All the data should be repeated exactly. Any image in it is left out.

--- BEGIN RECORDED DATA ---

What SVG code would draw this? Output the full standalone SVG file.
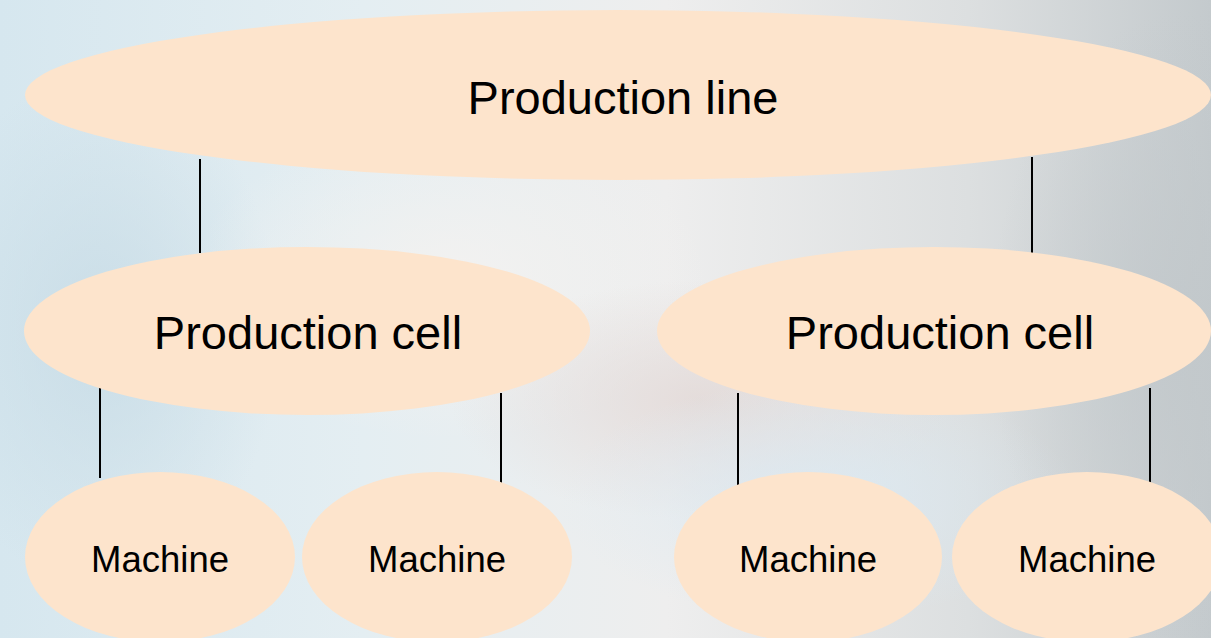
<svg xmlns="http://www.w3.org/2000/svg" width="1211" height="638" viewBox="0 0 1211 638">
<defs>
<linearGradient id="bg" x1="0" y1="0" x2="1" y2="0">
<stop offset="0" stop-color="#d6e7ef"/>
<stop offset="0.3" stop-color="#e4eef2"/>
<stop offset="0.55" stop-color="#eeeeee"/>
<stop offset="0.8" stop-color="#dcdfe0"/>
<stop offset="1" stop-color="#c4cacd"/>
</linearGradient>
<radialGradient id="b1" cx="0.5" cy="0.5" r="0.5">
<stop offset="0" stop-color="#c8dce6" stop-opacity="0.9"/>
<stop offset="1" stop-color="#c8dce6" stop-opacity="0"/>
</radialGradient>
<radialGradient id="b2" cx="0.5" cy="0.5" r="0.5">
<stop offset="0" stop-color="#f4f2f0" stop-opacity="0.9"/>
<stop offset="1" stop-color="#f4f2f0" stop-opacity="0"/>
</radialGradient>
<radialGradient id="b3" cx="0.5" cy="0.5" r="0.5">
<stop offset="0" stop-color="#e2d8d6" stop-opacity="0.8"/>
<stop offset="1" stop-color="#e2d8d6" stop-opacity="0"/>
</radialGradient>
<radialGradient id="b4" cx="0.5" cy="0.5" r="0.5">
<stop offset="0" stop-color="#dbe9f2" stop-opacity="0.9"/>
<stop offset="1" stop-color="#dbe9f2" stop-opacity="0"/>
</radialGradient>
<radialGradient id="b5" cx="0.5" cy="0.5" r="0.5">
<stop offset="0" stop-color="#c2c8cb" stop-opacity="0.9"/>
<stop offset="1" stop-color="#c2c8cb" stop-opacity="0"/>
</radialGradient>
</defs>
<style>
.node{fill:#fde4cc;}
.lbl{font-family:"Liberation Sans",Arial,sans-serif;fill:#000;text-anchor:middle;}
.big{font-size:47px;}
.small{font-size:36.5px;}
.conn line{stroke:#000;stroke-width:2;}
</style>
<rect x="0" y="0" width="1211" height="638" fill="url(#bg)"/>
<ellipse cx="100" cy="330" rx="180" ry="260" fill="url(#b1)"/>
<ellipse cx="450" cy="280" rx="260" ry="160" fill="url(#b2)"/>
<ellipse cx="700" cy="400" rx="250" ry="120" fill="url(#b3)"/>
<ellipse cx="820" cy="500" rx="260" ry="120" fill="url(#b4)"/>
<ellipse cx="1190" cy="330" rx="200" ry="320" fill="url(#b5)"/>
<g id="connectors" class="conn">
<line x1="200" y1="159" x2="200" y2="253"/>
<line x1="1032" y1="157" x2="1032" y2="253"/>
<line x1="100" y1="383" x2="100" y2="478"/>
<line x1="501" y1="393" x2="501" y2="487"/>
<line x1="738" y1="393" x2="738" y2="487"/>
<line x1="1150" y1="388" x2="1150" y2="483"/>
</g>
<g id="node-line">
<ellipse class="node" cx="618" cy="95" rx="593" ry="85"/>
<text class="lbl big" x="623" y="114">Production line</text>
</g>
<g id="node-cell1">
<ellipse class="node" cx="307" cy="331" rx="283" ry="84"/>
<text class="lbl big" x="308" y="349">Production cell</text>
</g>
<g id="node-cell2">
<ellipse class="node" cx="934" cy="331" rx="277" ry="84"/>
<text class="lbl big" x="940" y="349">Production cell</text>
</g>
<g id="node-m1">
<ellipse class="node" cx="160" cy="557" rx="135" ry="85"/>
<text class="lbl small" x="160" y="572">Machine</text>
</g>
<g id="node-m2">
<ellipse class="node" cx="437" cy="557" rx="135" ry="85"/>
<text class="lbl small" x="437" y="572">Machine</text>
</g>
<g id="node-m3">
<ellipse class="node" cx="808" cy="557" rx="134" ry="85"/>
<text class="lbl small" x="808" y="572">Machine</text>
</g>
<g id="node-m4">
<ellipse class="node" cx="1087" cy="557" rx="135" ry="85"/>
<text class="lbl small" x="1087" y="572">Machine</text>
</g>
</svg>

--- END RECORDED DATA ---

* THE OUTPUT
What SVG code would draw this? Output the full standalone SVG file.
<svg xmlns="http://www.w3.org/2000/svg" width="1211" height="638" viewBox="0 0 1211 638">
<defs>
<linearGradient id="bg" x1="0" y1="0" x2="1" y2="0">
<stop offset="0" stop-color="#d6e7ef"/>
<stop offset="0.3" stop-color="#e4eef2"/>
<stop offset="0.55" stop-color="#eeeeee"/>
<stop offset="0.8" stop-color="#dcdfe0"/>
<stop offset="1" stop-color="#c4cacd"/>
</linearGradient>
<radialGradient id="b1" cx="0.5" cy="0.5" r="0.5">
<stop offset="0" stop-color="#c8dce6" stop-opacity="0.9"/>
<stop offset="1" stop-color="#c8dce6" stop-opacity="0"/>
</radialGradient>
<radialGradient id="b2" cx="0.5" cy="0.5" r="0.5">
<stop offset="0" stop-color="#f4f2f0" stop-opacity="0.9"/>
<stop offset="1" stop-color="#f4f2f0" stop-opacity="0"/>
</radialGradient>
<radialGradient id="b3" cx="0.5" cy="0.5" r="0.5">
<stop offset="0" stop-color="#e2d8d6" stop-opacity="0.8"/>
<stop offset="1" stop-color="#e2d8d6" stop-opacity="0"/>
</radialGradient>
<radialGradient id="b4" cx="0.5" cy="0.5" r="0.5">
<stop offset="0" stop-color="#dbe9f2" stop-opacity="0.9"/>
<stop offset="1" stop-color="#dbe9f2" stop-opacity="0"/>
</radialGradient>
<radialGradient id="b5" cx="0.5" cy="0.5" r="0.5">
<stop offset="0" stop-color="#c2c8cb" stop-opacity="0.9"/>
<stop offset="1" stop-color="#c2c8cb" stop-opacity="0"/>
</radialGradient>
</defs>
<style>
.node{fill:#fde4cc;}
.lbl{font-family:"Liberation Sans",Arial,sans-serif;fill:#000;text-anchor:middle;}
.big{font-size:47px;}
.small{font-size:36.5px;}
.conn line{stroke:#000;stroke-width:2;}
</style>
<rect x="0" y="0" width="1211" height="638" fill="url(#bg)"/>
<ellipse cx="100" cy="330" rx="180" ry="260" fill="url(#b1)"/>
<ellipse cx="450" cy="280" rx="260" ry="160" fill="url(#b2)"/>
<ellipse cx="700" cy="400" rx="250" ry="120" fill="url(#b3)"/>
<ellipse cx="820" cy="500" rx="260" ry="120" fill="url(#b4)"/>
<ellipse cx="1190" cy="330" rx="200" ry="320" fill="url(#b5)"/>
<g id="connectors" class="conn">
<line x1="200" y1="159" x2="200" y2="253"/>
<line x1="1032" y1="157" x2="1032" y2="253"/>
<line x1="100" y1="383" x2="100" y2="478"/>
<line x1="501" y1="393" x2="501" y2="487"/>
<line x1="738" y1="393" x2="738" y2="487"/>
<line x1="1150" y1="388" x2="1150" y2="483"/>
</g>
<g id="node-line">
<ellipse class="node" cx="618" cy="95" rx="593" ry="85"/>
<text class="lbl big" x="623" y="114">Production line</text>
</g>
<g id="node-cell1">
<ellipse class="node" cx="307" cy="331" rx="283" ry="84"/>
<text class="lbl big" x="308" y="349">Production cell</text>
</g>
<g id="node-cell2">
<ellipse class="node" cx="934" cy="331" rx="277" ry="84"/>
<text class="lbl big" x="940" y="349">Production cell</text>
</g>
<g id="node-m1">
<ellipse class="node" cx="160" cy="557" rx="135" ry="85"/>
<text class="lbl small" x="160" y="572">Machine</text>
</g>
<g id="node-m2">
<ellipse class="node" cx="437" cy="557" rx="135" ry="85"/>
<text class="lbl small" x="437" y="572">Machine</text>
</g>
<g id="node-m3">
<ellipse class="node" cx="808" cy="557" rx="134" ry="85"/>
<text class="lbl small" x="808" y="572">Machine</text>
</g>
<g id="node-m4">
<ellipse class="node" cx="1087" cy="557" rx="135" ry="85"/>
<text class="lbl small" x="1087" y="572">Machine</text>
</g>
</svg>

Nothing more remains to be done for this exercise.